▸ REQUIRED WORK: Reproduce the data below in full and exclude every picture.

▸ DATA LINES:
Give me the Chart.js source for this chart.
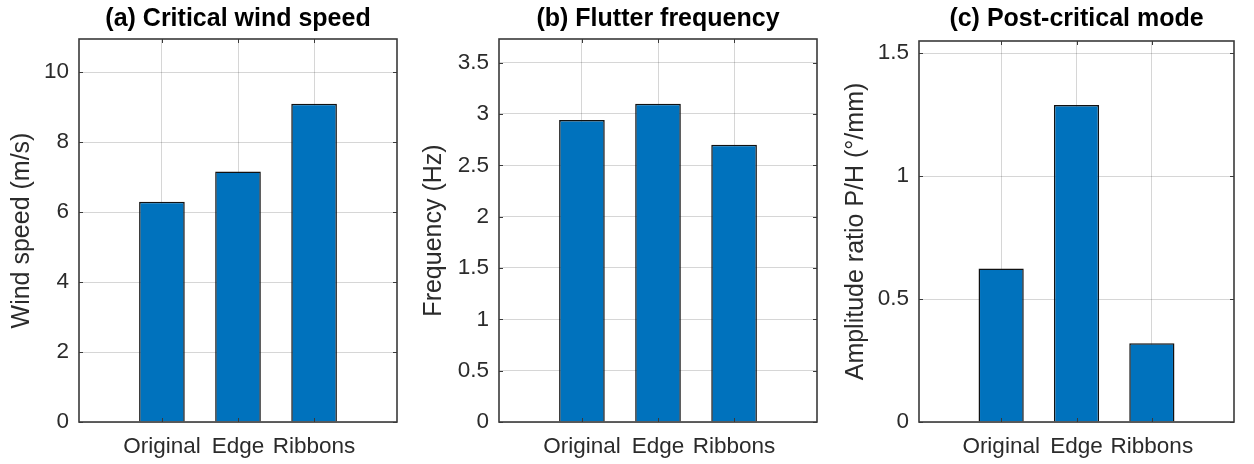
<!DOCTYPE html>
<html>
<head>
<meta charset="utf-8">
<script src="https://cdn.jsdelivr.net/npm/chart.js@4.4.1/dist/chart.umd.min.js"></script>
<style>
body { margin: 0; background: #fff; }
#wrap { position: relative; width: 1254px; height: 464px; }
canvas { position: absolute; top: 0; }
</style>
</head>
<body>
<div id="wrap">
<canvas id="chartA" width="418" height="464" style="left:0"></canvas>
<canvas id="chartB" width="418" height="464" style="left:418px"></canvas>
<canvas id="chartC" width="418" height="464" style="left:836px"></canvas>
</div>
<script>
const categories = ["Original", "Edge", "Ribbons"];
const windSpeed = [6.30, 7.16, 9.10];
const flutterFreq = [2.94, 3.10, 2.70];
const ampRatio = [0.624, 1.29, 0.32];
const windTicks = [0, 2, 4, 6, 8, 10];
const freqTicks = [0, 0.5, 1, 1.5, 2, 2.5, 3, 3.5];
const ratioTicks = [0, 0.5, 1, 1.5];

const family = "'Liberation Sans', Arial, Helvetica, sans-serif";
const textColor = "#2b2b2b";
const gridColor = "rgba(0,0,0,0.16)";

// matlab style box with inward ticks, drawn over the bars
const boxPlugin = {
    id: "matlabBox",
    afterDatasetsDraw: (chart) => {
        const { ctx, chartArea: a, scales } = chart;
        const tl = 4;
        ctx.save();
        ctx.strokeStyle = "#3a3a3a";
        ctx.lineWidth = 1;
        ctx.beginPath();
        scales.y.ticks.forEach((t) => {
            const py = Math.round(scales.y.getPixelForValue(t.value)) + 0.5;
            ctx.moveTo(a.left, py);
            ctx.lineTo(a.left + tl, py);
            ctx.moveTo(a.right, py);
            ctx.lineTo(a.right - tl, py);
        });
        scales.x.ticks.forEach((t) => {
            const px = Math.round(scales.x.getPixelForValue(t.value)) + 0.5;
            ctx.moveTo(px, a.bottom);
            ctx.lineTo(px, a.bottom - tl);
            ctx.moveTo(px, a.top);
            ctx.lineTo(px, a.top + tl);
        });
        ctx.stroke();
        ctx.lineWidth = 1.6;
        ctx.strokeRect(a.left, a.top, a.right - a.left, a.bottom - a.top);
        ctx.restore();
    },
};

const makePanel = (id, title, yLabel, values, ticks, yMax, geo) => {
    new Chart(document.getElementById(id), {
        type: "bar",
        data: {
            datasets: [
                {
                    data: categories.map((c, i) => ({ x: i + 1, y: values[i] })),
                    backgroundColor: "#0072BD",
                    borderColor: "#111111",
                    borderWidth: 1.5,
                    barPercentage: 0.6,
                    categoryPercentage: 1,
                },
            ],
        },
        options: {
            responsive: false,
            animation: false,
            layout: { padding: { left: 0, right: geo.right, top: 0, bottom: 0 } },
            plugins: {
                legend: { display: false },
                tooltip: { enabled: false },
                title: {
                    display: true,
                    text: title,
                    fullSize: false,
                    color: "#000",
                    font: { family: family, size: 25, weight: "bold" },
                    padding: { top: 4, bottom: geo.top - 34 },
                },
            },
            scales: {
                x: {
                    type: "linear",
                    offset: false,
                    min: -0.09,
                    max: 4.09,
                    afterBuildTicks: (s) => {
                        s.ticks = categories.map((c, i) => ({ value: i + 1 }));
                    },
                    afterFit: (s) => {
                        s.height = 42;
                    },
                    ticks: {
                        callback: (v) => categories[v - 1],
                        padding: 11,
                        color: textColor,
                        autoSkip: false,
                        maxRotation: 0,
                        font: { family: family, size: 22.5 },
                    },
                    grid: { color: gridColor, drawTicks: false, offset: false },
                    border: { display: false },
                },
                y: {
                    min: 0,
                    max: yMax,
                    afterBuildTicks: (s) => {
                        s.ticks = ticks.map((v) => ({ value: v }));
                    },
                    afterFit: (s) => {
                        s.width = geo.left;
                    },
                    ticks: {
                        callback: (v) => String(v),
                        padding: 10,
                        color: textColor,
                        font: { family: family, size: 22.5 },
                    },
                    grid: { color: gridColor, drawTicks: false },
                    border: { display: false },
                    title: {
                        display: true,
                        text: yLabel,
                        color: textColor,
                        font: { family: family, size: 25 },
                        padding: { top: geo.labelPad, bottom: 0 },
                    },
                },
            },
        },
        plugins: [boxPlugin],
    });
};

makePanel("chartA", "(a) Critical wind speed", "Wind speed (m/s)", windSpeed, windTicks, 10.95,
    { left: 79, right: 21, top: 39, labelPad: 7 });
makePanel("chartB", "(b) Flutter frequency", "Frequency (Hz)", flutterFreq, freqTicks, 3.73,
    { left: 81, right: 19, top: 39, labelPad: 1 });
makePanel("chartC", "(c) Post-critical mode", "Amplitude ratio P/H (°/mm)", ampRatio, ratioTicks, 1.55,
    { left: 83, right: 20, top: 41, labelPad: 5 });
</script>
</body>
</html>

▸ FINAL RESULT:
Give me the Chart.js source for this chart.
<!DOCTYPE html>
<html>
<head>
<meta charset="utf-8">
<script src="https://cdn.jsdelivr.net/npm/chart.js@4.4.1/dist/chart.umd.min.js"></script>
<style>
body { margin: 0; background: #fff; }
#wrap { position: relative; width: 1254px; height: 464px; }
canvas { position: absolute; top: 0; }
</style>
</head>
<body>
<div id="wrap">
<canvas id="chartA" width="418" height="464" style="left:0"></canvas>
<canvas id="chartB" width="418" height="464" style="left:418px"></canvas>
<canvas id="chartC" width="418" height="464" style="left:836px"></canvas>
</div>
<script>
const categories = ["Original", "Edge", "Ribbons"];
const windSpeed = [6.30, 7.16, 9.10];
const flutterFreq = [2.94, 3.10, 2.70];
const ampRatio = [0.624, 1.29, 0.32];
const windTicks = [0, 2, 4, 6, 8, 10];
const freqTicks = [0, 0.5, 1, 1.5, 2, 2.5, 3, 3.5];
const ratioTicks = [0, 0.5, 1, 1.5];

const family = "'Liberation Sans', Arial, Helvetica, sans-serif";
const textColor = "#2b2b2b";
const gridColor = "rgba(0,0,0,0.16)";

// matlab style box with inward ticks, drawn over the bars
const boxPlugin = {
    id: "matlabBox",
    afterDatasetsDraw: (chart) => {
        const { ctx, chartArea: a, scales } = chart;
        const tl = 4;
        ctx.save();
        ctx.strokeStyle = "#3a3a3a";
        ctx.lineWidth = 1;
        ctx.beginPath();
        scales.y.ticks.forEach((t) => {
            const py = Math.round(scales.y.getPixelForValue(t.value)) + 0.5;
            ctx.moveTo(a.left, py);
            ctx.lineTo(a.left + tl, py);
            ctx.moveTo(a.right, py);
            ctx.lineTo(a.right - tl, py);
        });
        scales.x.ticks.forEach((t) => {
            const px = Math.round(scales.x.getPixelForValue(t.value)) + 0.5;
            ctx.moveTo(px, a.bottom);
            ctx.lineTo(px, a.bottom - tl);
            ctx.moveTo(px, a.top);
            ctx.lineTo(px, a.top + tl);
        });
        ctx.stroke();
        ctx.lineWidth = 1.6;
        ctx.strokeRect(a.left, a.top, a.right - a.left, a.bottom - a.top);
        ctx.restore();
    },
};

const makePanel = (id, title, yLabel, values, ticks, yMax, geo) => {
    new Chart(document.getElementById(id), {
        type: "bar",
        data: {
            datasets: [
                {
                    data: categories.map((c, i) => ({ x: i + 1, y: values[i] })),
                    backgroundColor: "#0072BD",
                    borderColor: "#111111",
                    borderWidth: 1.5,
                    barPercentage: 0.6,
                    categoryPercentage: 1,
                },
            ],
        },
        options: {
            responsive: false,
            animation: false,
            layout: { padding: { left: 0, right: geo.right, top: 0, bottom: 0 } },
            plugins: {
                legend: { display: false },
                tooltip: { enabled: false },
                title: {
                    display: true,
                    text: title,
                    fullSize: false,
                    color: "#000",
                    font: { family: family, size: 25, weight: "bold" },
                    padding: { top: 4, bottom: geo.top - 34 },
                },
            },
            scales: {
                x: {
                    type: "linear",
                    offset: false,
                    min: -0.09,
                    max: 4.09,
                    afterBuildTicks: (s) => {
                        s.ticks = categories.map((c, i) => ({ value: i + 1 }));
                    },
                    afterFit: (s) => {
                        s.height = 42;
                    },
                    ticks: {
                        callback: (v) => categories[v - 1],
                        padding: 11,
                        color: textColor,
                        autoSkip: false,
                        maxRotation: 0,
                        font: { family: family, size: 22.5 },
                    },
                    grid: { color: gridColor, drawTicks: false, offset: false },
                    border: { display: false },
                },
                y: {
                    min: 0,
                    max: yMax,
                    afterBuildTicks: (s) => {
                        s.ticks = ticks.map((v) => ({ value: v }));
                    },
                    afterFit: (s) => {
                        s.width = geo.left;
                    },
                    ticks: {
                        callback: (v) => String(v),
                        padding: 10,
                        color: textColor,
                        font: { family: family, size: 22.5 },
                    },
                    grid: { color: gridColor, drawTicks: false },
                    border: { display: false },
                    title: {
                        display: true,
                        text: yLabel,
                        color: textColor,
                        font: { family: family, size: 25 },
                        padding: { top: geo.labelPad, bottom: 0 },
                    },
                },
            },
        },
        plugins: [boxPlugin],
    });
};

makePanel("chartA", "(a) Critical wind speed", "Wind speed (m/s)", windSpeed, windTicks, 10.95,
    { left: 79, right: 21, top: 39, labelPad: 7 });
makePanel("chartB", "(b) Flutter frequency", "Frequency (Hz)", flutterFreq, freqTicks, 3.73,
    { left: 81, right: 19, top: 39, labelPad: 1 });
makePanel("chartC", "(c) Post-critical mode", "Amplitude ratio P/H (°/mm)", ampRatio, ratioTicks, 1.55,
    { left: 83, right: 20, top: 41, labelPad: 5 });
</script>
</body>
</html>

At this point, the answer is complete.